Saddle up, 2017—we’ve got a lot to catch you up on!
First thing’s first: there’s a new Twitter-wielding President in town.
Second on the agenda: We lost too many noteworthy artists and influencers in 2016; so it’s on you to knock that off.
Third: there are these things called “millennials”—yeah, I know, nobody really has a firm grasp on the meaning. But you, my young, doe-eyed 2017, are all about getting this generation engaged and excited, pushing them to their limits!
Are you ready, 2017?
Because millennials are.
But they’ve been the ire of bad publicity for their job hoppiness and perceived disconnectedness from work.
…even after the office installed its fourth swirly slide.
But the nice thing about hindsight is that we can all look back and laugh, and maybe weep a little, at all the resources wasted on ball-pits, nap rooms, and arcade parlors.
Because, in hindsight, we can see where the problems emerged. Like, for instance, how it’s a bit insulting to spend money on frivolous niceties instead of the hired talent.

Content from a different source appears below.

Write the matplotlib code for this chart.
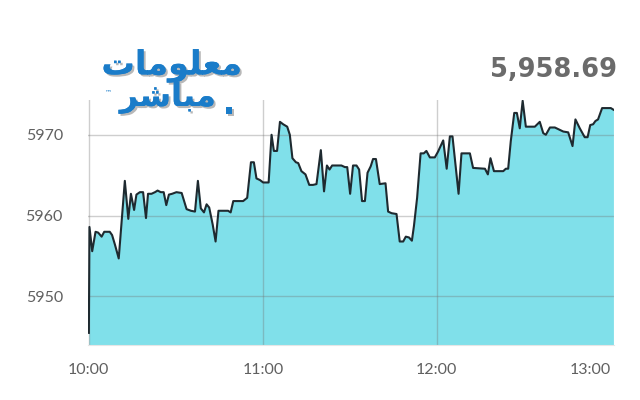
import matplotlib
matplotlib.use("Agg")
import matplotlib.pyplot as plt
import matplotlib.patheffects as pe
from matplotlib.ticker import FixedLocator

# minutes after 10:00 and index values
minutes = [0, 0.2, 1.15, 2.3, 3.2, 4.4, 5.3, 7.2, 8.0, 9.0, 10.3, 11.3, 12.4, 13.6, 14.5,
           15.6, 16.4, 17.6, 18.7, 19.7, 20.4, 21.6, 22.8, 23.7, 24.8, 25.8, 26.7, 27.6,
           28.7, 30.2, 32.0, 33.7, 35.2, 36.6, 37.6, 38.6, 39.7, 40.6, 41.5, 42.7, 43.7,
           44.7, 48.0, 48.9, 49.8, 53.2, 54.6, 55.9, 56.9, 57.8, 59.0, 60.1, 62.0, 63.0,
           63.8, 64.9, 65.9, 67.0, 68.4, 69.3, 70.2, 71.4, 72.2, 73.3, 74.7, 76.0, 77.3,
           78.5, 80.0, 81.1, 82.1, 83.0, 83.9, 87.1, 88.3, 89.1, 90.1, 91.1, 92.3, 93.2,
           94.2, 95.2, 96.1, 97.2, 98.0, 99.0, 100.3, 102.3, 103.2, 104.4, 106.1, 107.2,
           108.4, 109.3, 110.4, 111.4, 112.1, 113.2, 114.4, 115.5, 116.4, 117.6, 119.3,
           120.4, 122.2, 123.4, 124.5, 125.4, 127.5, 128.5, 131.4, 132.5, 136.6, 137.6,
           138.5, 139.7, 142.9, 143.8, 144.6, 145.5, 146.7, 147.6, 148.6, 149.6, 150.7,
           153.8, 155.5, 156.7, 157.6, 159.0, 160.7, 162.4, 163.6, 165.3, 166.8, 167.8,
           169.3, 171.0, 172.0, 172.9, 173.9, 174.7, 175.6, 177.0, 180.0, 180.9]
values = [5945.5, 5958.6, 5955.6, 5958.0, 5957.9, 5957.4, 5958.0, 5958.0, 5957.6, 5956.4,
          5954.7, 5959.3, 5964.3, 5959.6, 5962.7, 5960.7, 5962.6, 5962.9, 5962.9, 5959.7,
          5962.7, 5962.7, 5962.9, 5963.1, 5962.9, 5962.9, 5961.3, 5962.6, 5962.7, 5962.9,
          5962.8, 5960.8, 5960.6, 5960.5, 5964.3, 5960.9, 5960.4, 5961.4, 5961.0, 5958.9,
          5956.8, 5960.6, 5960.6, 5960.4, 5961.8, 5961.8, 5962.2, 5966.6, 5966.6, 5964.6,
          5964.4, 5964.1, 5964.1, 5970.0, 5968.0, 5968.0, 5971.6, 5971.3, 5971.0, 5970.0,
          5967.1, 5966.6, 5966.5, 5965.5, 5965.1, 5963.8, 5963.8, 5963.9, 5968.1, 5963.0,
          5966.2, 5965.7, 5966.2, 5966.2, 5966.0, 5966.0, 5962.7, 5966.2, 5966.2, 5965.7,
          5961.8, 5961.8, 5965.3, 5966.1, 5967.0, 5967.0, 5963.9, 5964.0, 5960.5, 5960.3,
          5960.2, 5956.8, 5956.8, 5957.4, 5957.3, 5956.9, 5958.7, 5962.2, 5967.7, 5967.7,
          5968.0, 5967.2, 5967.2, 5967.9, 5969.3, 5965.8, 5969.8, 5969.8, 5962.7, 5967.7,
          5967.7, 5965.9, 5965.8, 5965.1, 5967.1, 5965.5, 5965.5, 5965.8, 5965.8, 5969.2,
          5972.7, 5972.7, 5970.8, 5974.2, 5971.0, 5971.0, 5971.6, 5970.2, 5970.0, 5970.9,
          5970.9, 5970.6, 5970.4, 5970.3, 5968.6, 5971.9, 5970.8, 5969.7, 5969.7, 5971.2,
          5971.3, 5971.7, 5971.9, 5973.3, 5973.3, 5973.1]

x_ticks = [0, 60, 120, 180]
x_labels = ["10:00", "11:00", "12:00", "13:00"]
y_ticks = [5950, 5960, 5970]
title_value = "5,958.69"

fig = plt.figure(figsize=(6.4, 4.0), dpi=100)
ax = fig.add_axes([88 / 640, 55 / 400, 526 / 640, 245 / 400])

y_min = 5944.0
ax.fill_between(minutes, values, y_min, color="#80e0ea", lw=0, zorder=1)
ax.plot(minutes, values, color="#1e2a30", lw=1.5, zorder=3)

ax.set_xlim(-0.3, 181.1)
ax.set_ylim(y_min, 5974.3)

for t in x_ticks[:3]:
    ax.axvline(t, color=(0.45, 0.45, 0.45), alpha=0.35, lw=1, zorder=2)
for v in y_ticks:
    ax.axhline(v, color=(0.45, 0.45, 0.45), alpha=0.35, lw=1, zorder=2)

ax.xaxis.set_major_locator(FixedLocator(x_ticks))
ax.set_xticklabels(x_labels)
ax.yaxis.set_major_locator(FixedLocator(y_ticks))
ax.set_yticklabels([str(v) for v in y_ticks])
ax.tick_params(length=0, labelsize=11.5, labelcolor="#606060")
ax.tick_params(axis="x", pad=13)
ax.tick_params(axis="y", pad=18)
for lab in ax.get_xticklabels() + ax.get_yticklabels():
    lab.set_fontfamily("Lato")
ax.get_xticklabels()[-1].set_horizontalalignment("right")
for s in ["top", "right", "left"]:
    ax.spines[s].set_visible(False)
ax.spines["bottom"].set_color("#e6e6e6")

fig.text(617 / 640, 1 - 70 / 400, title_value, ha="right", va="center",
         fontsize=18.5, fontweight="bold", color="#6b6b6b", family="DejaVu Sans")

# logo (Arabic text in shaped presentation forms, visual order)
shadow = [pe.withSimplePatchShadow(offset=(1.5, -1.5), shadow_rgbFace="#9a9a9a", alpha=0.7), pe.Normal()]
fig.text(172 / 640, 1 - 66 / 400, "\uFE95\uFE8E\uFEE3\uFEEE\uFEE0\uFECC\uFEE3",
         ha="center", va="center", fontsize=24, fontweight="bold", color="#1a7cc9",
         family="DejaVu Sans", path_effects=shadow)
fig.text(168 / 640, 1 - 98 / 400, "\uFEAE\uFEB7\uFE8E\uFE92\uFEE3",
         ha="center", va="center", fontsize=23, fontweight="bold", color="#1a7cc9",
         family="DejaVu Sans", path_effects=shadow)
fig.text(229 / 640, 1 - 104 / 400, ".", ha="center", va="center", fontsize=24,
         fontweight="bold", color="#1a7cc9", family="DejaVu Sans", path_effects=shadow)
fig.text(108 / 640, 1 - 92 / 400, "\u2122", ha="center", va="center", fontsize=5,
         color="#1a7cc9", family="DejaVu Sans")

fig.savefig("out.png", dpi=100)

That’s where YOU come in, 2017!
Millennials WANT Professional Development Opportunities
Can somebody hand me a megaphone? Because a lot of management teams are dragging their feet on this.
Ahem… MILLENNIALS WANT PROFESSIONAL DEVELOPMENT OPPORTUNITIES.
Sorry for the yelling.
But it’s so very, very true.
A recent Gallup poll found that 87 percent of millennials, in fact, say development is important in a job. This factored highly into their attitudes toward retention too. And though they are practically yelling from the rooftops for growth opportunities (more so than any previous generation, mind you), most organizations simply aren’t listening.
In their defense, it is tough to hear over the sound of drills fastening bunk beds to walls (a huge liability).
But here’s the thing: the millennial workforce has matured. They simply aren’t quite as interested in “perks” as once believed. Forbes recently examined some Millennial (and Generation Z) workplace expectations and, under “workplace environment”, found that the majority wanted workplace flexibility.
Meaning they didn’t even want to be there all the time to utilize those really cool slides.
In this Forbes article, you won’t find any nonsensical, conjured up perks to attract and retain millennials. The maturing workforce finds value, instead, in employee development and principles on which the organization was built.
In short: ensuring millennial employees are given the tools to excel each day, with potential for leadership nurturing, is a huge win for any management team.
How Should Organizations Increase Millennial Engagement?
Glad you asked, 2017!
In the past five years, there has been growth in employee development, however the oversight is lacking. Depending on the source du jour, professional development occurs informally at a rate somewhere between 70-80%.
The issue arises that the training millennials are receiving is not on track with the organization’s goals, growth, or principles in mind. And without context, millennials—and employees at large—are less likely to find value in any training mechanism.
Employee development starts with the foundations from which the organization was built. Take, for instance, the employee development strategies of Balance Point, a company that “prides itself on providing excellent customer service.”
In understanding this, their team collaborated in sessions to “hone in [their] people skills and… boost camaraderie and overall morale.”
Tailoring professional development to the organization’s foundations allows employees to focus on “the big picture” while strengthening the required skills to meet those goals.
But it simply cannot end there.
Technology to Keep Millennial Engagement Thriving
The near-constant evolution of Human Capital Management systems (HCMs) now emphasizes the employee’s journey as integral to the successes of the organization. Formal training and development opportunities are found in most HCMs, and should be integrated into the employee experience for greater engagement and retention.
The number of organizations implementing formal, streamlined training mechanisms will likely rise throughout 2017. The Employee Engagement Series conducted by Kronos, courtesy of Yahoo Finance, found that 95 percent of HR leaders admit that employee burnout is negatively impacting the workforce.
To counteract this disastrous figure, organizations will push for more ways to engage and retain talent, particularly millennials, who have raised their collective hand to its importance. It is time for management to heed the call and give them what they truly want.
Professional development may seem like another waste of resources (some organizations say, while on the phone with an espresso machine service technician) but the impact on retention, employee satisfaction, and leadership development will likely pay dividends.
If millennials are asking to be developed, the only logical solution is to give them precisely what they want.
Ok, 2017. Did you get all that?
Now take the ball and run!
And don’t you dare even think about touching a single angelic hair on Betty White’s head.